>> Begin Stored records
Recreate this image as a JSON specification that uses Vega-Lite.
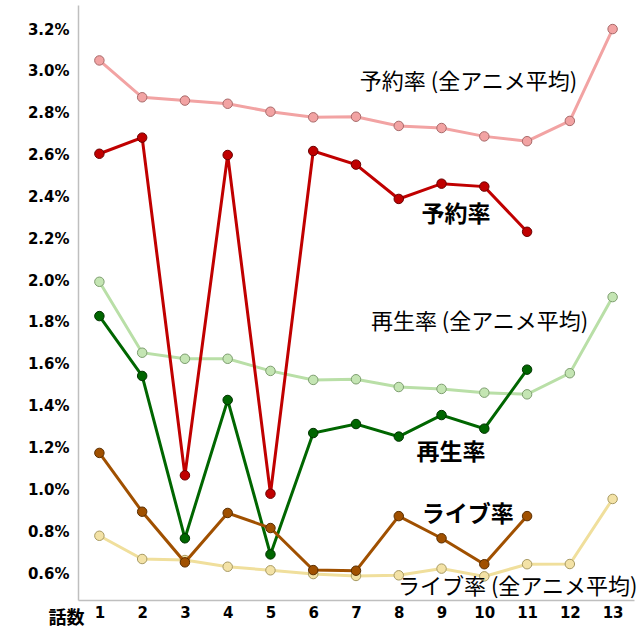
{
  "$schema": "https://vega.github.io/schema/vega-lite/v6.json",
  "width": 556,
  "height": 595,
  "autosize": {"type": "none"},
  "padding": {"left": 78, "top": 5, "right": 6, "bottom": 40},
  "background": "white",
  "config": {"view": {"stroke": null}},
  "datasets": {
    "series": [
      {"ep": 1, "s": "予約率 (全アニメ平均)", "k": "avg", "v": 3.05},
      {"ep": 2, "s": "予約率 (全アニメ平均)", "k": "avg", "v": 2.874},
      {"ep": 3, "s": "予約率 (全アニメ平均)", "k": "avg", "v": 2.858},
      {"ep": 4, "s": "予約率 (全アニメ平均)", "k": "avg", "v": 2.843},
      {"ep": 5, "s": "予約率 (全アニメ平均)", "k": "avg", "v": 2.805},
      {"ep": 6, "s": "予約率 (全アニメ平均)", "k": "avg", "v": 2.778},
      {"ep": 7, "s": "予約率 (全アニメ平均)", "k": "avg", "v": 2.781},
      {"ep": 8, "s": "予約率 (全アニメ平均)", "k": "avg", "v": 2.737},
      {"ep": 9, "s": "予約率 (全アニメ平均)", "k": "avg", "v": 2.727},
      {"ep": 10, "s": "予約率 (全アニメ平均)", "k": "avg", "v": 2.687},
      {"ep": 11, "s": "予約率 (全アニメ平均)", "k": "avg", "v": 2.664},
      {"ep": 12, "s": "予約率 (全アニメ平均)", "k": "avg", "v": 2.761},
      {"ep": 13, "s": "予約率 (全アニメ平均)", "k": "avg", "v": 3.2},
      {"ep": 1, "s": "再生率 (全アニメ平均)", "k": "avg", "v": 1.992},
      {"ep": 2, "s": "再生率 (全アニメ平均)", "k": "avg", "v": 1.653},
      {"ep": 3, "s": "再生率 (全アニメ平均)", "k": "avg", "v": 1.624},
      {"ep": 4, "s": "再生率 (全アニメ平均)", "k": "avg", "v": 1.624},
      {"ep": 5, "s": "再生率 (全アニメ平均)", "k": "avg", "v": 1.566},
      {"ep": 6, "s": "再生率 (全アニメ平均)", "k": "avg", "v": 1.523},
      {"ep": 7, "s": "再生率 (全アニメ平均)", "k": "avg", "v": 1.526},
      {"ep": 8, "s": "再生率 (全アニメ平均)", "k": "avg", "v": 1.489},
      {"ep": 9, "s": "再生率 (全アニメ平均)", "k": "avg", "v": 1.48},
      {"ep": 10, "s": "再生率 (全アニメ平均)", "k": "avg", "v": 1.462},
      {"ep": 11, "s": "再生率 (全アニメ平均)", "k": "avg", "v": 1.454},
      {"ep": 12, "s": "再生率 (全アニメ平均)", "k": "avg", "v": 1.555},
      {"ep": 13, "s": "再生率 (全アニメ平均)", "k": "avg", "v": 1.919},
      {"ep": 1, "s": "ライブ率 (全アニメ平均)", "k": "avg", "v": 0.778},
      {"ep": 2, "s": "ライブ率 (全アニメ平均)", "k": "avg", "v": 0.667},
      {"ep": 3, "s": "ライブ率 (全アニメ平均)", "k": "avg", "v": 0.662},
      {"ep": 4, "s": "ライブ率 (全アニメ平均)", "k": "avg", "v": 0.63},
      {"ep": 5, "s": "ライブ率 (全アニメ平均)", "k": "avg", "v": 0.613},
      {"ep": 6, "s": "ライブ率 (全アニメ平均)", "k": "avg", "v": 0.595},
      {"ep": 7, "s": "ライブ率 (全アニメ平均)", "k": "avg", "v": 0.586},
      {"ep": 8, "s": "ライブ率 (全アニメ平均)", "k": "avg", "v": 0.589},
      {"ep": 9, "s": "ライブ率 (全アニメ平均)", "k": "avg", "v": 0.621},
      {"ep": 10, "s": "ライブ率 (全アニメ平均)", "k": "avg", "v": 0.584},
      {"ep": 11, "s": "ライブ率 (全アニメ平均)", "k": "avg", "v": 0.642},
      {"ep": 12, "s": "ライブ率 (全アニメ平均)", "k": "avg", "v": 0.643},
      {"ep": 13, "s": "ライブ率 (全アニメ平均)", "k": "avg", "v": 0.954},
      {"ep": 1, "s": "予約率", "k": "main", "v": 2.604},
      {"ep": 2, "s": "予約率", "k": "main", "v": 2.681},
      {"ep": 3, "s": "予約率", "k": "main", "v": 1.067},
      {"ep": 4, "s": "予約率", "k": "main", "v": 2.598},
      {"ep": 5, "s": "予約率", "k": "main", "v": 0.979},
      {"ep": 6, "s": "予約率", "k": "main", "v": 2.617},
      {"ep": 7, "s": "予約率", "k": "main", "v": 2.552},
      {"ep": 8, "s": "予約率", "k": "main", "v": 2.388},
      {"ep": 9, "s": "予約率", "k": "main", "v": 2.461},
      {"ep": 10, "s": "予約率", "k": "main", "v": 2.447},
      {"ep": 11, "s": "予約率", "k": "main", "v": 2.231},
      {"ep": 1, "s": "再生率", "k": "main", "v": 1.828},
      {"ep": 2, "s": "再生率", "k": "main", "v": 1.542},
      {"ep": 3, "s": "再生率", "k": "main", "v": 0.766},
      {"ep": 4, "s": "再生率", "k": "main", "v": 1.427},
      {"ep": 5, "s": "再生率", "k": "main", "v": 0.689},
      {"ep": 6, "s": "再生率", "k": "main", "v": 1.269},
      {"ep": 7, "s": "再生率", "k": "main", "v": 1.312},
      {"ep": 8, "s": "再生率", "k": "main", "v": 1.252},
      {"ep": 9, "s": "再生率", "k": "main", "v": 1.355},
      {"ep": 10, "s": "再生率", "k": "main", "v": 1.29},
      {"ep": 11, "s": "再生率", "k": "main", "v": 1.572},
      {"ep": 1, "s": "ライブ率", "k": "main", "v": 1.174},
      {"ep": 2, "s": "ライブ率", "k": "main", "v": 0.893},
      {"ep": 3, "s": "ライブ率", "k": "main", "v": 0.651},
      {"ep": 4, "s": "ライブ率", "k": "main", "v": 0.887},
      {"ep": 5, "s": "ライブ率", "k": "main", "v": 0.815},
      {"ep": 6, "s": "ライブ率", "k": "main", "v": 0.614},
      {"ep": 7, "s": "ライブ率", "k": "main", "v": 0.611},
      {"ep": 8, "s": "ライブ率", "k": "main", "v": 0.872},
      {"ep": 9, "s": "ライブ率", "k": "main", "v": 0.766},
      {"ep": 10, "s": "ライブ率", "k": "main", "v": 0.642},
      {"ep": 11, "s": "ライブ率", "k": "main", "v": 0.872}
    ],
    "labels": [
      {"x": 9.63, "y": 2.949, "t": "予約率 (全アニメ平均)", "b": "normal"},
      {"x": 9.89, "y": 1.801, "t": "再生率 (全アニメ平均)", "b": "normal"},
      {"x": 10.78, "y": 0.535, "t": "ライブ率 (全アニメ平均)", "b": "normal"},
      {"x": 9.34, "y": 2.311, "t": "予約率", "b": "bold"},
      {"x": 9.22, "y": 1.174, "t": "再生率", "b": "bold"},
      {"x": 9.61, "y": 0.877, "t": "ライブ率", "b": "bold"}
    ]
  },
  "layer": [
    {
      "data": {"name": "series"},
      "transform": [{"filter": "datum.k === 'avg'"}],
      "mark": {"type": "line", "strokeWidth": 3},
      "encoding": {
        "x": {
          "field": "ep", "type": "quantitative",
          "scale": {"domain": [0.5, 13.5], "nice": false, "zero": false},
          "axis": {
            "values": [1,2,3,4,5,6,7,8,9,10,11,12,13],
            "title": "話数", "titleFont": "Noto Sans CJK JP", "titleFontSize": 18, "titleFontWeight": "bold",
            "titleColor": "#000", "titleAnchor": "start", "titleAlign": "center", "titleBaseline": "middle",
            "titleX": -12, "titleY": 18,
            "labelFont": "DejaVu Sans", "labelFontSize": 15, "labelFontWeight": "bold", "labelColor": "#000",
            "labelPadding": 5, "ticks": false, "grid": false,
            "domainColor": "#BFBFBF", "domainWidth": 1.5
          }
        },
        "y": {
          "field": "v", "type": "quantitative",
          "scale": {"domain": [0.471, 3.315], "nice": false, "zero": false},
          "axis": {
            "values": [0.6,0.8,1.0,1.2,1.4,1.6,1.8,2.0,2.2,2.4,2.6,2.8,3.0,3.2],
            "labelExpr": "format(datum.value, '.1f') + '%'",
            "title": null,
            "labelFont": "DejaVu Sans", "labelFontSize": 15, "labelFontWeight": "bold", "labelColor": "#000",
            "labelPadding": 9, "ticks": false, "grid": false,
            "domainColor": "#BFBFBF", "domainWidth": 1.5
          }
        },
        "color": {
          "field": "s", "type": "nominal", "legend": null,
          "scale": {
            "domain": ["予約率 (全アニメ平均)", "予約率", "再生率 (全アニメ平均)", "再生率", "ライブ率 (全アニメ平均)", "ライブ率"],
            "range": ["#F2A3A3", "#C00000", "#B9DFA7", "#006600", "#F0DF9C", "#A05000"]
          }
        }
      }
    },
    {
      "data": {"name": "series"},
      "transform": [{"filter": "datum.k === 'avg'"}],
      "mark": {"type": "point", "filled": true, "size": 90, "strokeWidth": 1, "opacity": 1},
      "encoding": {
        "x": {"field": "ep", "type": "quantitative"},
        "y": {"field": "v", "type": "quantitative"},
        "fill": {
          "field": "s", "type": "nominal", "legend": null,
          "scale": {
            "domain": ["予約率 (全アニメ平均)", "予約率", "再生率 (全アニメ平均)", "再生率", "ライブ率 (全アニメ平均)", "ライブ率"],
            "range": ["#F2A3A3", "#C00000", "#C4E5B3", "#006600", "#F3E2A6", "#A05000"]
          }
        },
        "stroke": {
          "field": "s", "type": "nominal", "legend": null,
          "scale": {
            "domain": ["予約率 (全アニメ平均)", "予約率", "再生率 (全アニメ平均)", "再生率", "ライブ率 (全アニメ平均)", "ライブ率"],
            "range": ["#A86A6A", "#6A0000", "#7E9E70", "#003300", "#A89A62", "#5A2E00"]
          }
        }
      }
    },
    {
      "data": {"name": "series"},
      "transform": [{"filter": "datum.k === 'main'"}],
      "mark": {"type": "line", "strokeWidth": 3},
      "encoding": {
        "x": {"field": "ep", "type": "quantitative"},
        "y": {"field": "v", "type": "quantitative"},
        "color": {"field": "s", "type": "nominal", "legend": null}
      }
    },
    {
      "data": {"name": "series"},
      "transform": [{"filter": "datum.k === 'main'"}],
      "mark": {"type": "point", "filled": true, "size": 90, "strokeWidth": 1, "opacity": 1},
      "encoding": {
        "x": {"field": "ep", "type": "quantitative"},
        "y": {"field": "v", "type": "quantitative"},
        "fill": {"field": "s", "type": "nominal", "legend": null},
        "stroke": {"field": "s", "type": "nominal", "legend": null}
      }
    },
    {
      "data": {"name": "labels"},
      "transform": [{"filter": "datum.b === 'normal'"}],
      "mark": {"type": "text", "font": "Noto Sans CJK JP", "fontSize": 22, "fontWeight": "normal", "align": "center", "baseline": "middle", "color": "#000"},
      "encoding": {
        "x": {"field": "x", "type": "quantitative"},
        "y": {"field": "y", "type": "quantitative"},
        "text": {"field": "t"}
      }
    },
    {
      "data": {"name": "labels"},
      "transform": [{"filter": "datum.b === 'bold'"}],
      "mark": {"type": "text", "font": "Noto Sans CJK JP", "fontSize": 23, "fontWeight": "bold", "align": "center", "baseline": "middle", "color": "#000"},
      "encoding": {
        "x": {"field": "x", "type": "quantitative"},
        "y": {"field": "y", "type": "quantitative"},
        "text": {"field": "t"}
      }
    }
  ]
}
>> End Stored records
>> Begin Stored records
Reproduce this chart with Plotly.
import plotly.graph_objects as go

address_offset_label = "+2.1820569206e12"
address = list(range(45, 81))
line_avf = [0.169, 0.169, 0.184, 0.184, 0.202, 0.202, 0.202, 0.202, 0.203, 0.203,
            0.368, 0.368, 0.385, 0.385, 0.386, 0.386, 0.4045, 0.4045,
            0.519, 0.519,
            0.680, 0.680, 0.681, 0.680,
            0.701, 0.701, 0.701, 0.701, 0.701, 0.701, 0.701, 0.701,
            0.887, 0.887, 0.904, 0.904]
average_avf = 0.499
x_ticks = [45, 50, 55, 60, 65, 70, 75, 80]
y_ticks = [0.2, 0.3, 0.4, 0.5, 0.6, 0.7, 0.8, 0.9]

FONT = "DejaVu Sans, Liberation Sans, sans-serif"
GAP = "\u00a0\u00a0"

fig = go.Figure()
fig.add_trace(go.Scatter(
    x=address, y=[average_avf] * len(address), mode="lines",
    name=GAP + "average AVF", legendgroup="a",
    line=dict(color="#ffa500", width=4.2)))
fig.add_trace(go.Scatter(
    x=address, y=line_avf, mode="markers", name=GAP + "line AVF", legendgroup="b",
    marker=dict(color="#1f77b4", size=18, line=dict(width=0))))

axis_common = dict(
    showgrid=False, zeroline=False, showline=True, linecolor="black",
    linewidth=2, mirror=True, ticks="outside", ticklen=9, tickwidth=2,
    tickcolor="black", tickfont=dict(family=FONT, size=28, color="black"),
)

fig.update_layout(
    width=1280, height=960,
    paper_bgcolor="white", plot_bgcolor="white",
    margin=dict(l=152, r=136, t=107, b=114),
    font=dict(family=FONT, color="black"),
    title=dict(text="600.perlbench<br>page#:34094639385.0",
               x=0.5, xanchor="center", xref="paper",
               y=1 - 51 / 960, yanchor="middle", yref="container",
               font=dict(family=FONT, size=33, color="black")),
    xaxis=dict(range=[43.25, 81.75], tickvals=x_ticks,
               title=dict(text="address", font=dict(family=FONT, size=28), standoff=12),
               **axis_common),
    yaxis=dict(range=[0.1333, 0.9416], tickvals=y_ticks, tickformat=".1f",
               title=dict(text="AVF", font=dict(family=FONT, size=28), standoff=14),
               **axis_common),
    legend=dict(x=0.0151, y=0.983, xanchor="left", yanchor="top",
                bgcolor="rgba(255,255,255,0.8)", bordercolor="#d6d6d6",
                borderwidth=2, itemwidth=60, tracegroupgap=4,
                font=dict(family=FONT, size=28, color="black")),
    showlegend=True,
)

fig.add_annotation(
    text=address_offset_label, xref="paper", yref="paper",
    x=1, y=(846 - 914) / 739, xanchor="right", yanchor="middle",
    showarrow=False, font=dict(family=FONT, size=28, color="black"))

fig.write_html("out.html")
>> End Stored records
▶ Written task
Work out the count of lines containing the word "this", then write only that count.

▶ Answer to the problem
2